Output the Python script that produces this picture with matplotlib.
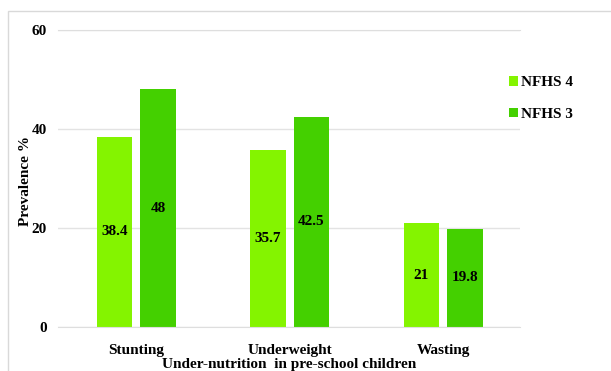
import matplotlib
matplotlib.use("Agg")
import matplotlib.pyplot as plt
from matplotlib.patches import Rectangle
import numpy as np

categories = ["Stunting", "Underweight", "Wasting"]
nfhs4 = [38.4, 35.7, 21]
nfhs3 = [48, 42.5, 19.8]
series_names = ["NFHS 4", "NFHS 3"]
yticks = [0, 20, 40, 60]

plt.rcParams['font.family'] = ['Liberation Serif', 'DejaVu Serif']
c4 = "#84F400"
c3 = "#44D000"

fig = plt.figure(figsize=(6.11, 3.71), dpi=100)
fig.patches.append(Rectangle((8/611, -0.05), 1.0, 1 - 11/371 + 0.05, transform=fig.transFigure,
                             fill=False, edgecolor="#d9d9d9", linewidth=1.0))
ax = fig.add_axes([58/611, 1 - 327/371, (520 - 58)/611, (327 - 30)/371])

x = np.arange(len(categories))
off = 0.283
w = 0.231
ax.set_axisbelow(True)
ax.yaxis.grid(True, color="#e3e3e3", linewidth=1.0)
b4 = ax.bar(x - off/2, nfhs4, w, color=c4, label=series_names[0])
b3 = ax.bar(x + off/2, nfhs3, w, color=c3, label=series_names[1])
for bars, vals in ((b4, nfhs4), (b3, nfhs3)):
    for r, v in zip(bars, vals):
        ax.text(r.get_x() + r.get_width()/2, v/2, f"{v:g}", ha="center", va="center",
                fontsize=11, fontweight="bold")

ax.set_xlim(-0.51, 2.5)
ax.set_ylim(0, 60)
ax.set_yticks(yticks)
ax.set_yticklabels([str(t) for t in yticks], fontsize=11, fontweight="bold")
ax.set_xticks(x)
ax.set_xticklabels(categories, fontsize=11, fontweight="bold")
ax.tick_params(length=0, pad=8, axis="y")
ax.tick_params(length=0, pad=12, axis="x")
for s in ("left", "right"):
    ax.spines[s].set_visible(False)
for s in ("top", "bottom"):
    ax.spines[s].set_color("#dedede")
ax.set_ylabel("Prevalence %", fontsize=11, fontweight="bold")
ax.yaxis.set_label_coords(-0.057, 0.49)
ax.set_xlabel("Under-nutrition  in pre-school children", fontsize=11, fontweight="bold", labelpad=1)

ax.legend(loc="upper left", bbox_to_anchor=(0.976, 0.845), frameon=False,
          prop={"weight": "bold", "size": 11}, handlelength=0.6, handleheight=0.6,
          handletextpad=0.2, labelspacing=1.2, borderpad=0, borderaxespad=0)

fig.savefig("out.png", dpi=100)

== Written instruction ==
Reproduce every line of the material precisely, omitting its pictures.

== Expected answer ==
Output the Python script that produces this picture with matplotlib.
import matplotlib
matplotlib.use("Agg")
import matplotlib.pyplot as plt
from matplotlib.patches import Rectangle
import numpy as np

categories = ["Stunting", "Underweight", "Wasting"]
nfhs4 = [38.4, 35.7, 21]
nfhs3 = [48, 42.5, 19.8]
series_names = ["NFHS 4", "NFHS 3"]
yticks = [0, 20, 40, 60]

plt.rcParams['font.family'] = ['Liberation Serif', 'DejaVu Serif']
c4 = "#84F400"
c3 = "#44D000"

fig = plt.figure(figsize=(6.11, 3.71), dpi=100)
fig.patches.append(Rectangle((8/611, -0.05), 1.0, 1 - 11/371 + 0.05, transform=fig.transFigure,
                             fill=False, edgecolor="#d9d9d9", linewidth=1.0))
ax = fig.add_axes([58/611, 1 - 327/371, (520 - 58)/611, (327 - 30)/371])

x = np.arange(len(categories))
off = 0.283
w = 0.231
ax.set_axisbelow(True)
ax.yaxis.grid(True, color="#e3e3e3", linewidth=1.0)
b4 = ax.bar(x - off/2, nfhs4, w, color=c4, label=series_names[0])
b3 = ax.bar(x + off/2, nfhs3, w, color=c3, label=series_names[1])
for bars, vals in ((b4, nfhs4), (b3, nfhs3)):
    for r, v in zip(bars, vals):
        ax.text(r.get_x() + r.get_width()/2, v/2, f"{v:g}", ha="center", va="center",
                fontsize=11, fontweight="bold")

ax.set_xlim(-0.51, 2.5)
ax.set_ylim(0, 60)
ax.set_yticks(yticks)
ax.set_yticklabels([str(t) for t in yticks], fontsize=11, fontweight="bold")
ax.set_xticks(x)
ax.set_xticklabels(categories, fontsize=11, fontweight="bold")
ax.tick_params(length=0, pad=8, axis="y")
ax.tick_params(length=0, pad=12, axis="x")
for s in ("left", "right"):
    ax.spines[s].set_visible(False)
for s in ("top", "bottom"):
    ax.spines[s].set_color("#dedede")
ax.set_ylabel("Prevalence %", fontsize=11, fontweight="bold")
ax.yaxis.set_label_coords(-0.057, 0.49)
ax.set_xlabel("Under-nutrition  in pre-school children", fontsize=11, fontweight="bold", labelpad=1)

ax.legend(loc="upper left", bbox_to_anchor=(0.976, 0.845), frameon=False,
          prop={"weight": "bold", "size": 11}, handlelength=0.6, handleheight=0.6,
          handletextpad=0.2, labelspacing=1.2, borderpad=0, borderaxespad=0)

fig.savefig("out.png", dpi=100)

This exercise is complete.